Work to complete - Return the whole listing, line for line, without the pictures in it.

Supplied data -

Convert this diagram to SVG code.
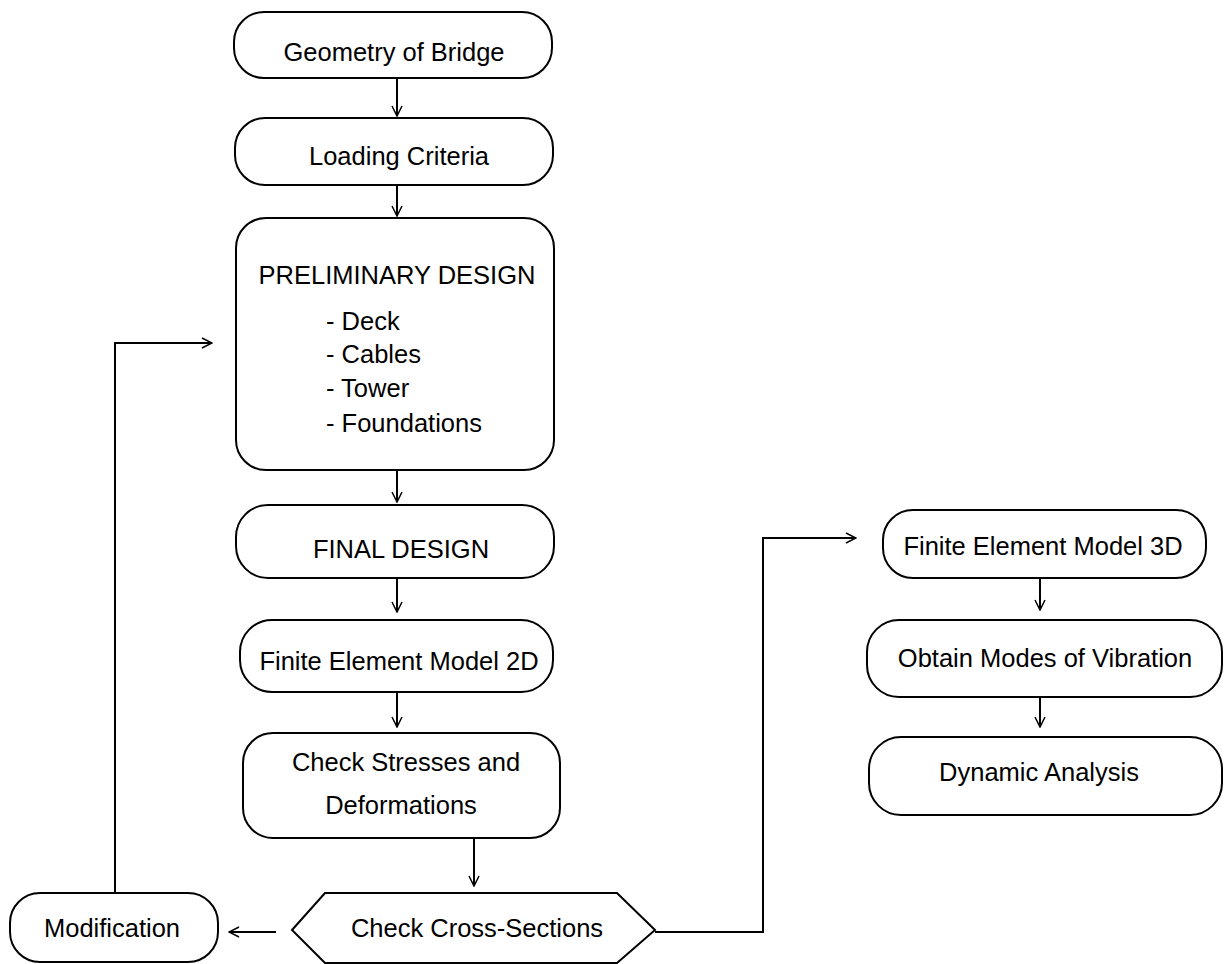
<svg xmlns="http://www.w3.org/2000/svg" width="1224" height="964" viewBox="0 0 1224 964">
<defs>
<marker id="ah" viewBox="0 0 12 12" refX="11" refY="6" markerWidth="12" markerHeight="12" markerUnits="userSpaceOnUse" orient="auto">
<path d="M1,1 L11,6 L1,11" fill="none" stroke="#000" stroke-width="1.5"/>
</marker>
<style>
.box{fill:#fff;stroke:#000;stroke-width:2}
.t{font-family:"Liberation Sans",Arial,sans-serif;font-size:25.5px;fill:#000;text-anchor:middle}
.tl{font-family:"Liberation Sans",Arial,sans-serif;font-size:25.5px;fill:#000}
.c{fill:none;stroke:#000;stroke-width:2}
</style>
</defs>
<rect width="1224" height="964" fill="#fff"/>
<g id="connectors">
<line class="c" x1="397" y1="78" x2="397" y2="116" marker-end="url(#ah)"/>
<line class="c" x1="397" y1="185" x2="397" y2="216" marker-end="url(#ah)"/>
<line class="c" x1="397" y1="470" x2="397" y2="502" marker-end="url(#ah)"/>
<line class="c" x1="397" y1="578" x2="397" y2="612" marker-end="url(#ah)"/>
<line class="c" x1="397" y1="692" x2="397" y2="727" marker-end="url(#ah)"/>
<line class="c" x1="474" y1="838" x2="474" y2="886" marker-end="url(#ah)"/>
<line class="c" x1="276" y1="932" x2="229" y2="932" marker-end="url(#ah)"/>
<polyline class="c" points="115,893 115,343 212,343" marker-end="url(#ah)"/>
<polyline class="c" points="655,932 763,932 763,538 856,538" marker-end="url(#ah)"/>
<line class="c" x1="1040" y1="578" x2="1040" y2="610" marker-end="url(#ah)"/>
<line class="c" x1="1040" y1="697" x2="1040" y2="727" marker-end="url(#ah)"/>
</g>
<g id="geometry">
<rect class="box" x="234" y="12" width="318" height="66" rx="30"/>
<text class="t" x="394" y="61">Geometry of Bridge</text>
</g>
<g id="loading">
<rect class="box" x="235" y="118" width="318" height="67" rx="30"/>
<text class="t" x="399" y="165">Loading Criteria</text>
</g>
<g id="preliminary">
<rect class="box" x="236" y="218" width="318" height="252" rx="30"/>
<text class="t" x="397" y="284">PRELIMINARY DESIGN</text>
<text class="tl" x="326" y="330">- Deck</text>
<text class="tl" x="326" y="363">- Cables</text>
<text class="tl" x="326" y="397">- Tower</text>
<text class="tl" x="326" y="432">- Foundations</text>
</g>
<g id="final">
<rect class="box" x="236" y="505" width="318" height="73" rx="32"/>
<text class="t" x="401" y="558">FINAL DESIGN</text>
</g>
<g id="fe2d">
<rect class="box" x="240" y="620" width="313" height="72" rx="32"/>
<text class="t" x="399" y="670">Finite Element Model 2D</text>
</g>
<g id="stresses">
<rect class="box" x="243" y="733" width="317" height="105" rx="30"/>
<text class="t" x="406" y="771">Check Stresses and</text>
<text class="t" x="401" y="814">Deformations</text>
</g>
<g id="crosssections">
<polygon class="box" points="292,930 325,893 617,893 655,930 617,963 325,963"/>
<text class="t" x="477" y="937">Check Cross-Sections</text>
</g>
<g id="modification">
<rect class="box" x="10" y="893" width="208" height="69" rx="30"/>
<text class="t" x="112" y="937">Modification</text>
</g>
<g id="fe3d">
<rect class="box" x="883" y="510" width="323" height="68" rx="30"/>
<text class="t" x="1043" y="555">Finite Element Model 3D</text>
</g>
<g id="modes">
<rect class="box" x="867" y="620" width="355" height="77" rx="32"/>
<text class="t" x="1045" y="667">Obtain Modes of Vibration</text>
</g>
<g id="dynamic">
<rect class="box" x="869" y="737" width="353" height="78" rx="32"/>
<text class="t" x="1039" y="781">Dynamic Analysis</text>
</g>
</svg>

Result of this task -
Convert this diagram to SVG code.
<svg xmlns="http://www.w3.org/2000/svg" width="1224" height="964" viewBox="0 0 1224 964">
<defs>
<marker id="ah" viewBox="0 0 12 12" refX="11" refY="6" markerWidth="12" markerHeight="12" markerUnits="userSpaceOnUse" orient="auto">
<path d="M1,1 L11,6 L1,11" fill="none" stroke="#000" stroke-width="1.5"/>
</marker>
<style>
.box{fill:#fff;stroke:#000;stroke-width:2}
.t{font-family:"Liberation Sans",Arial,sans-serif;font-size:25.5px;fill:#000;text-anchor:middle}
.tl{font-family:"Liberation Sans",Arial,sans-serif;font-size:25.5px;fill:#000}
.c{fill:none;stroke:#000;stroke-width:2}
</style>
</defs>
<rect width="1224" height="964" fill="#fff"/>
<g id="connectors">
<line class="c" x1="397" y1="78" x2="397" y2="116" marker-end="url(#ah)"/>
<line class="c" x1="397" y1="185" x2="397" y2="216" marker-end="url(#ah)"/>
<line class="c" x1="397" y1="470" x2="397" y2="502" marker-end="url(#ah)"/>
<line class="c" x1="397" y1="578" x2="397" y2="612" marker-end="url(#ah)"/>
<line class="c" x1="397" y1="692" x2="397" y2="727" marker-end="url(#ah)"/>
<line class="c" x1="474" y1="838" x2="474" y2="886" marker-end="url(#ah)"/>
<line class="c" x1="276" y1="932" x2="229" y2="932" marker-end="url(#ah)"/>
<polyline class="c" points="115,893 115,343 212,343" marker-end="url(#ah)"/>
<polyline class="c" points="655,932 763,932 763,538 856,538" marker-end="url(#ah)"/>
<line class="c" x1="1040" y1="578" x2="1040" y2="610" marker-end="url(#ah)"/>
<line class="c" x1="1040" y1="697" x2="1040" y2="727" marker-end="url(#ah)"/>
</g>
<g id="geometry">
<rect class="box" x="234" y="12" width="318" height="66" rx="30"/>
<text class="t" x="394" y="61">Geometry of Bridge</text>
</g>
<g id="loading">
<rect class="box" x="235" y="118" width="318" height="67" rx="30"/>
<text class="t" x="399" y="165">Loading Criteria</text>
</g>
<g id="preliminary">
<rect class="box" x="236" y="218" width="318" height="252" rx="30"/>
<text class="t" x="397" y="284">PRELIMINARY DESIGN</text>
<text class="tl" x="326" y="330">- Deck</text>
<text class="tl" x="326" y="363">- Cables</text>
<text class="tl" x="326" y="397">- Tower</text>
<text class="tl" x="326" y="432">- Foundations</text>
</g>
<g id="final">
<rect class="box" x="236" y="505" width="318" height="73" rx="32"/>
<text class="t" x="401" y="558">FINAL DESIGN</text>
</g>
<g id="fe2d">
<rect class="box" x="240" y="620" width="313" height="72" rx="32"/>
<text class="t" x="399" y="670">Finite Element Model 2D</text>
</g>
<g id="stresses">
<rect class="box" x="243" y="733" width="317" height="105" rx="30"/>
<text class="t" x="406" y="771">Check Stresses and</text>
<text class="t" x="401" y="814">Deformations</text>
</g>
<g id="crosssections">
<polygon class="box" points="292,930 325,893 617,893 655,930 617,963 325,963"/>
<text class="t" x="477" y="937">Check Cross-Sections</text>
</g>
<g id="modification">
<rect class="box" x="10" y="893" width="208" height="69" rx="30"/>
<text class="t" x="112" y="937">Modification</text>
</g>
<g id="fe3d">
<rect class="box" x="883" y="510" width="323" height="68" rx="30"/>
<text class="t" x="1043" y="555">Finite Element Model 3D</text>
</g>
<g id="modes">
<rect class="box" x="867" y="620" width="355" height="77" rx="32"/>
<text class="t" x="1045" y="667">Obtain Modes of Vibration</text>
</g>
<g id="dynamic">
<rect class="box" x="869" y="737" width="353" height="78" rx="32"/>
<text class="t" x="1039" y="781">Dynamic Analysis</text>
</g>
</svg>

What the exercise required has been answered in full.